## Aim
Transcribe the listing that follows in full, omitting pictures.

## Provided data
——

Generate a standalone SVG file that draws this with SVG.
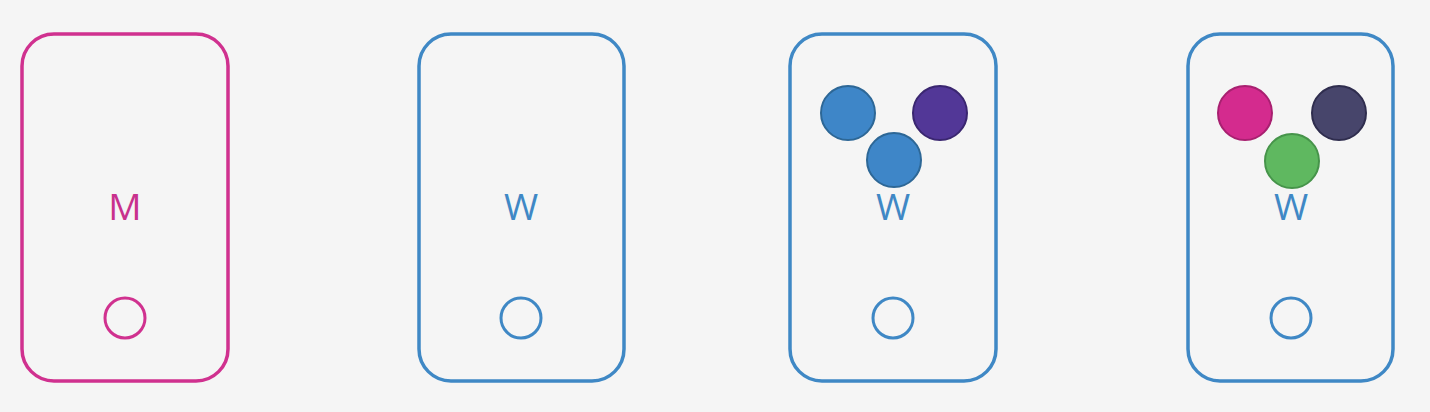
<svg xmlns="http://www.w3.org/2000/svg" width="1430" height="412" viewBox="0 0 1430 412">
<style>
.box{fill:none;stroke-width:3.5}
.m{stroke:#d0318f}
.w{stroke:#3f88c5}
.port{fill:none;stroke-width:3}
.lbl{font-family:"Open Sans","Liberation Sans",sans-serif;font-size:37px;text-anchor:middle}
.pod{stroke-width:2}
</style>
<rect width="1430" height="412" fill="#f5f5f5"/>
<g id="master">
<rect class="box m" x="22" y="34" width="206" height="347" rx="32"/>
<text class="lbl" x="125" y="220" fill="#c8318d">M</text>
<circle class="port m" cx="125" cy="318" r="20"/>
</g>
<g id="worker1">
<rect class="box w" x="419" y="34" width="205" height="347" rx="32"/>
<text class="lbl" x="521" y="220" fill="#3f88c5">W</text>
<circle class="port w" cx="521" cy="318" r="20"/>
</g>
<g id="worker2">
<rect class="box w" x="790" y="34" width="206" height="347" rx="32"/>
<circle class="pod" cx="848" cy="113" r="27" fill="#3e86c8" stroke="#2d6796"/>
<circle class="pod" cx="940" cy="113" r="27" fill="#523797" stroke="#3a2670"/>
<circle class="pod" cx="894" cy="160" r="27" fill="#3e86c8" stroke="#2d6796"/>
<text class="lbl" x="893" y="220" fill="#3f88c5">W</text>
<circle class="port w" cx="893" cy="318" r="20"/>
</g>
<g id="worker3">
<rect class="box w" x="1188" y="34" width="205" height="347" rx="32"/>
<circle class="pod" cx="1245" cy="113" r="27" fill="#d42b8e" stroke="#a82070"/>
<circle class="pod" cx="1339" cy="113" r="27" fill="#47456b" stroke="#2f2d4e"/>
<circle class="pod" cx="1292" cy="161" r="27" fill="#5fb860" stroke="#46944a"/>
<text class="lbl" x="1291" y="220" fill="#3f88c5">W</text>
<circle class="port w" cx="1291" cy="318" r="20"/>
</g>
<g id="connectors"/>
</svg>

——

## Solution to this exercise
Generate a standalone SVG file that draws this with SVG.
<svg xmlns="http://www.w3.org/2000/svg" width="1430" height="412" viewBox="0 0 1430 412">
<style>
.box{fill:none;stroke-width:3.5}
.m{stroke:#d0318f}
.w{stroke:#3f88c5}
.port{fill:none;stroke-width:3}
.lbl{font-family:"Open Sans","Liberation Sans",sans-serif;font-size:37px;text-anchor:middle}
.pod{stroke-width:2}
</style>
<rect width="1430" height="412" fill="#f5f5f5"/>
<g id="master">
<rect class="box m" x="22" y="34" width="206" height="347" rx="32"/>
<text class="lbl" x="125" y="220" fill="#c8318d">M</text>
<circle class="port m" cx="125" cy="318" r="20"/>
</g>
<g id="worker1">
<rect class="box w" x="419" y="34" width="205" height="347" rx="32"/>
<text class="lbl" x="521" y="220" fill="#3f88c5">W</text>
<circle class="port w" cx="521" cy="318" r="20"/>
</g>
<g id="worker2">
<rect class="box w" x="790" y="34" width="206" height="347" rx="32"/>
<circle class="pod" cx="848" cy="113" r="27" fill="#3e86c8" stroke="#2d6796"/>
<circle class="pod" cx="940" cy="113" r="27" fill="#523797" stroke="#3a2670"/>
<circle class="pod" cx="894" cy="160" r="27" fill="#3e86c8" stroke="#2d6796"/>
<text class="lbl" x="893" y="220" fill="#3f88c5">W</text>
<circle class="port w" cx="893" cy="318" r="20"/>
</g>
<g id="worker3">
<rect class="box w" x="1188" y="34" width="205" height="347" rx="32"/>
<circle class="pod" cx="1245" cy="113" r="27" fill="#d42b8e" stroke="#a82070"/>
<circle class="pod" cx="1339" cy="113" r="27" fill="#47456b" stroke="#2f2d4e"/>
<circle class="pod" cx="1292" cy="161" r="27" fill="#5fb860" stroke="#46944a"/>
<text class="lbl" x="1291" y="220" fill="#3f88c5">W</text>
<circle class="port w" cx="1291" cy="318" r="20"/>
</g>
<g id="connectors"/>
</svg>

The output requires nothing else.